Однажды кто-то из соседей, узнав, что я работаю в газете, попросил про это написать (автор тогда работала не в «Правмире», а в газете «Ведомости». — Прим. ред.). Я рассказала сюжет коллеге из отдела «Недвижимость», которая, как все сотрудники тогдашних «Ведомостей», отличалась журналистской въедливостью и дотошностью. Она заинтересовалась, впилась в тему, как бульдог, — и вскоре вышел материал.
Через пару дней Оксана — одна из активисток, борющихся с выселением, — позвонила мне и сказала:
— Ну что ж, поздравляю, купил наш рейдер твою журналистку.
— Почему?!
— Потому что он в этой статье, видите ли, «тоже объясняет свою позицию»! А какая там позиция? Бандит — и всё. И нечего было ему слово давать.
Я начала было что-то про журналистские принципы и «обе стороны конфликта», но потом махнула рукой. Мужа Оксаны на днях неизвестные ударили в темном подъезде обернутой в бумагу бейсбольной битой, он попал в больницу, а в полиции отказались завести дело. Она ожидала статьи про свою беду и призыв к возмездию, а на примере ее дома получилась подробная история про то, как работает в столице механизм рейдерского захвата. Если это журналистика, то зачем она такая нужна?
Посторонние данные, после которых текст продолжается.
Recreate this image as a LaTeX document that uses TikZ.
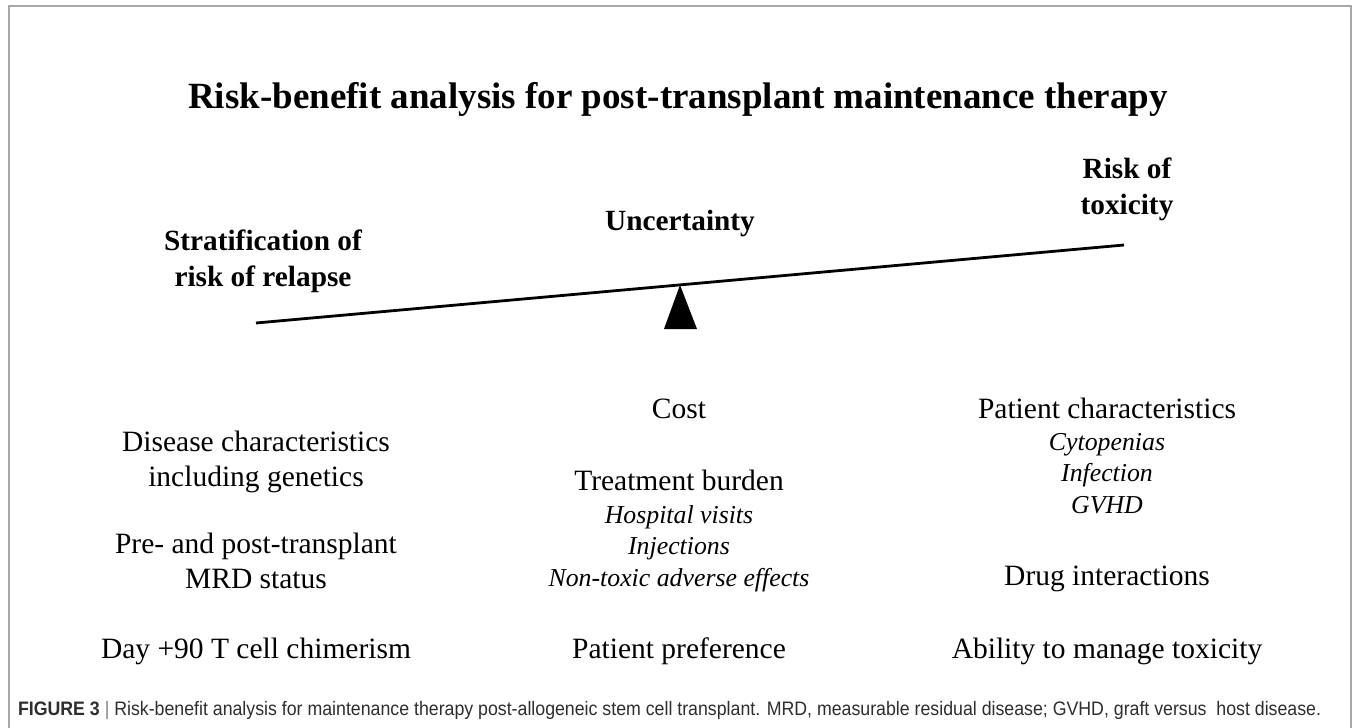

Кстати, тот дом, хоть и был все же расселен, по-прежнему на месте. Шума и скандала вокруг него оказалось так много, что город не продлил инвестору контракт. Возможно, какую-то роль сыграла в этом и статья. Оксана с семьей добилась большой квартиры в центре. Но что-то мне подсказывает, и по сей день она закатывает глаза и произносит сакраментальное: «Знаем мы этих журналистов!»
А вот совсем другая, но в чем-то похожая история. Я недавно была на международной научной конференции, посвященной проблемам аутизма, и участвовала в дискуссии о том, как общественные объединения должны взаимодействовать со СМИ.
— Почему вы не пишете про наш фонд? Нам так важна медийная раскрутка, мы же делаем доброе дело!
— Напишите про нашу автономную некоммерческую организацию! Мы, родители детей с ментальными особенностями, объединились, чтобы наших детей брали в общеобразовательные школы.
— А у нас НКО, которая занимается поддерживаемым проживанием, нам очень трудно, чиновники в упор нас видеть не хотят, кто-то должен о нас рассказать!
В ответ ты говоришь всегда только одно:
— Познакомьте нас с кем-то из ваших подопечных, и пусть они нам расскажут историю своей жизни — про беды, надежды, трагедию. Тогда получится интересный материал, многие его прочтут и попутно узнают про фонд. А отдельно про социальные НКО, АНО никто и читать не будет, их ведь много. Да, они все очень нужны, чем их больше — тем лучше, но делают они примерно одно и то же благородное дело. Все структуры — одинаковые, а все люди — разные. И читать хотят про людей.
— Ну понятно. Вам, журналистам, только хайп и кликбейт подавай, — забавно, как эти два английских словечка вошли в обиход.
— Разве вам не нужен кликбейт? Для чего вы хотите публикацию — разве не для того, чтобы прочли?
Две взаимоисключающие мысли: «СМИ так просто ни о ком не пишут» и «Почему же вы не напишете о нас?» — прекрасно уживаются в головах. Журналисты плохие, потому что вечно обслуживают корыстные — то есть чужие — интересы, но не хотят обслужить благородные — то есть мои. Очень трудно давалась на дискуссии во время конференции мысль, что журналист не обслуживает вообще ничьи интересы (ни хорошие, ни плохие), не пропагандирует никаких идей, а пытается нарисовать картину, которая интересна читателям. Если эта картина нарисована честно, ярко и непредвзято, то рано или поздно она изменит мир.
Главного редактора делового издания «Ведомости», о котором я говорила в начале, часто спрашивали: «Почему вы не пишете об этом? Почему не пишете о том?»
Она неизменно отвечала:
— Мы не пишем об этом, потому что вы не будете об этом читать.